IN__(笑) アーティストなら誰しも一度は自分の作品に火をつけたことがあると思います。
CM__通過儀礼のようなものだよね。重要なこと。
IN__そうですね、そして一回破壊することで自由になれるんですよね。私の場合は、新しい絵を描き始めるときは、たいていそれを「バーナー(ダメなやつ)」と呼んでいるんですけど、そうすることで、プレッシャーから解放されてリラックスして制作できるんですよね。もうその意識が頭に刷り込まれているので、今は気負わず作品作りができています。
CM__本当に、その通り。作品を学生と一緒に燃やした日、そのまま私のクラスの学生と一緒に大きな焚き火を囲んでいたのですが、みんなが「新しく、燃やすものを作ろうよ」と言い出したんです。初めから燃やす前提で作っているので、あなたが言うように、彼らは気負うことなく、結果すごく良い絵画やドローイングを描いたんです。それで、「あら、いい作品だね。」ってみんなでなって。でも、燃やすのが目的だったので、学生たちは急に「だめだ、燃やさないとダメだったんだ。」って言い出したりして。(笑)でも、予め壊すことが分かっていると、作ることのプレッシャーがなくなり、ただ作ることだけに没頭できるという、素晴らしい教訓になりましたね。あなたも学校の先生をなされてるんですか?
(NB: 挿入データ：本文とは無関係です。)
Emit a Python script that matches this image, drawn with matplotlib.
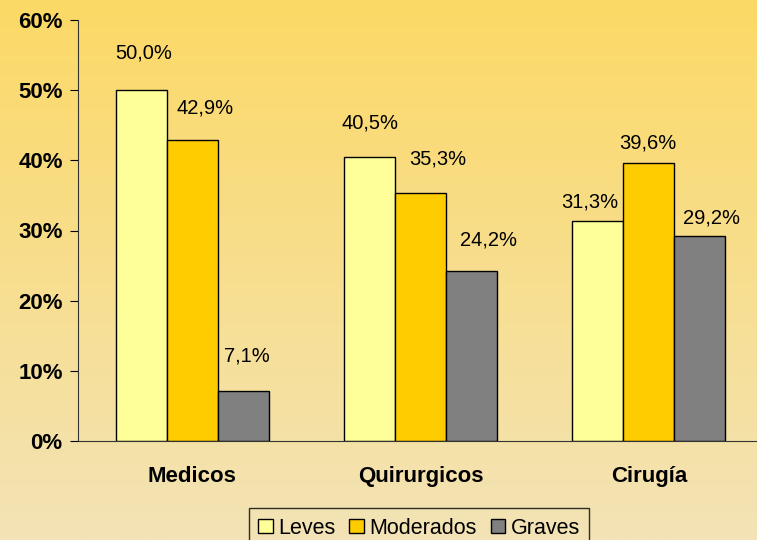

IN__ええ、私は高機能自閉症のティーンエイジャーにアートと写真を教えています。
CM__素晴らしい絵を描く子達がいるんでしょうね。
IN__そうですね、自閉症の子供達にレッスンができるのは本当に意味のあることだと思っています。もちろんアートは評価されるものではありますが、最大の恩恵はその機能性にあると考えています。アートは感情をコントロールすることの手助けになりますし、制作の楽しさに没頭できることもアートの素晴らしさです。制作は楽しくあるべきだと思うようになりました。
CM__よくないと思ってた自分の作品の中に、いいものがあることに気づけるようになったんじゃないですか?
IN__ほんとにそうなんですよ。マーティンさんはスタジオで制作するための儀式やルーティンのようなものはありますか?
CM__私はスタジオの上に住んでいるので、毎日一階に降りるのが楽しみなんです。規律のようなもので、特に制作に対してのプレッシャーとかも感じることなく、ただスタジオで過ごすだけでよくて。昼寝をしたり、仕事をしたり、キャンバスを貼ったり、バケツの中で絵の具を混ぜてみたり、とにかく何かしてますね。スタジオで過ごすことを私と妻は「ぶらぶらする。」と呼んでます。